Accepting the standard that it’s best to freeze Clemens’ candidacy as of 1998–pre Brian McNamee–I lean toward admission for Roger Clemens, but don’t see the baseball case as nearly as one-sided as some comments on the thread suggest. Clemens’ Red Sox career approximated 16 wins a years for twelve years–exceptional and consistent, but there were outlier years like the masterpiece in 86 balanced against a run of seasons in the early nineties when Clemens seemed past his prime, and an undeniable pattern of erosion. Then there is the mediocrity of his post-season work for the Red Sox, when the rap was that Clemens seemed to fatigue by October (a precursor of why he might have turned to enhancers). The two Toronto Cy Young years (and 41 additional wins) are clouded, perhaps unfairly, by the proximity to his alleged introduction to steroids, and the murkiness around when the cheating might have started.

Resolving the Toronto uncertainty in his favor, or even focusing exclusively on Boston, the multiple Cy Youngs through 1998 are probably enough resume material to push Clemens through, and they are weighty enough to lift him past, say, a contemporary like the 254 win Jack Morris, who never won a single Cy Young, and an Oral Hershiser, who simply didn’t shine long enough. But the case is not iron-clad: there is a way of seeing the Boston years as two early seasons of brilliance and a long run of seasons where strikeout power didn’t always equate to dominance or wins, and where Clemens seemed to wilt when it mattered most. There is an element in Clemens of Curt Schilling, a 216 win pitcher who reversed Clemens’ legacy with a record of post-season brilliance and a string of unsuccessful Cy Young bids; who matched seasons that were remarkable with seasons of mediocrity, and who is not considered a Hall of Fame lock.

I’ve heard the argument that Clemens’ candidacy should get full credit for the second phase of his career, which is really the phase that shaped the Clemens legend: the aura of super-human durability, the breathtaking year with Houston that belongs in a time capsule, and the intrigue of the fact that his best postseason work came in his third decade in the league. The theory, as some of the comments on this thread suggest, is that the jury’s verdict is adequate exoneration, that Brian McNamee is hopelessly tainted as a witness, that unproven allegations shouldn’t be credited, etc.
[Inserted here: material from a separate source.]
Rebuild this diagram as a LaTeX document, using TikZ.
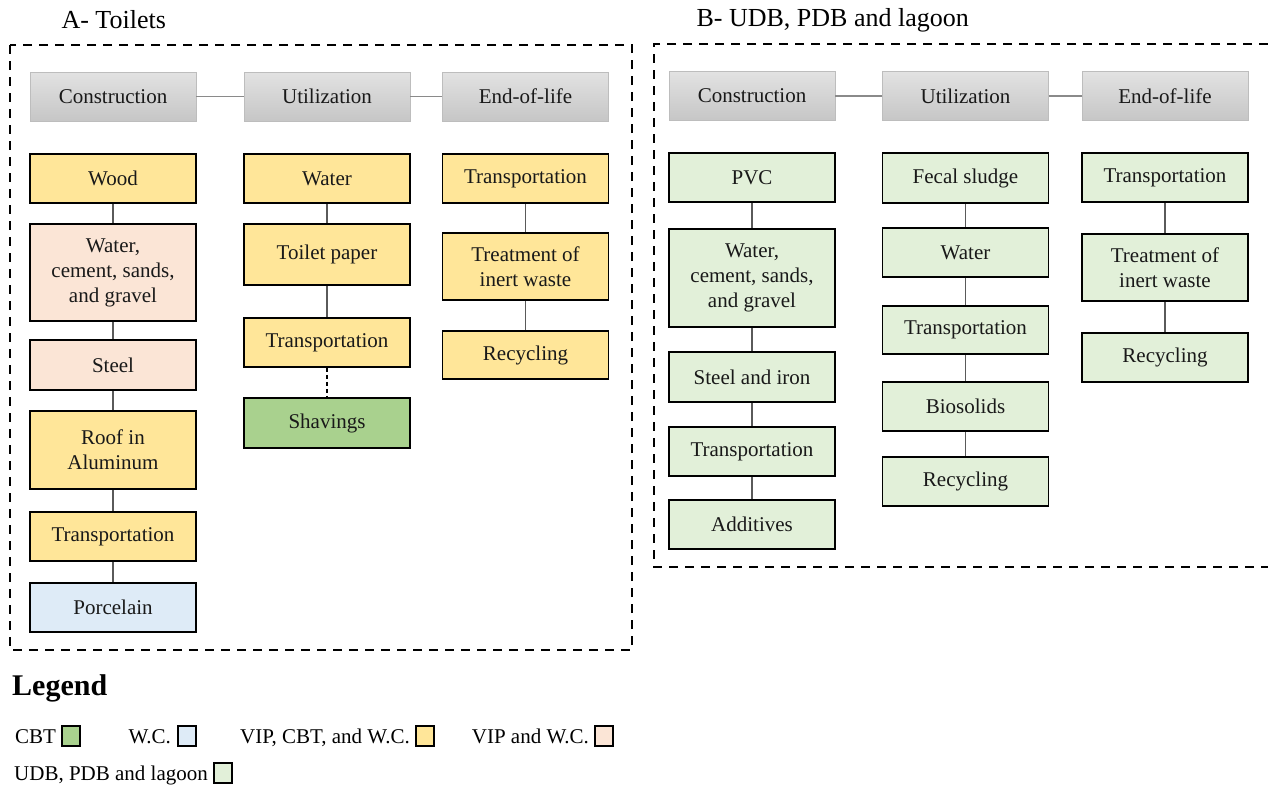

I don’t buy it for a simple reason: the second phase of Clemens’ career is the point when he seemed to lick the significant decline in his performance in the mid nineties, and when he reversed his propensity to falter as the season dragged on into the playoffs. That revival obviously has a physical component–Clemens, the workout devotee, certainly said it did–and it is impossible to separate the physical feat from what steroids might have done to bolster a declining body.

So, I would rank the untainted Clemens era as the mark of a steady, but not awesome pitcher, whose awards separate him from the pack. It is hard to escape the sense that he fit the pattern of his generation’s best pitchers–moments of near perfection that weren’t sustained, and that without resorting to steroids, he might have spiraled and diminished in the same manner as the Morrises and the Hershisers.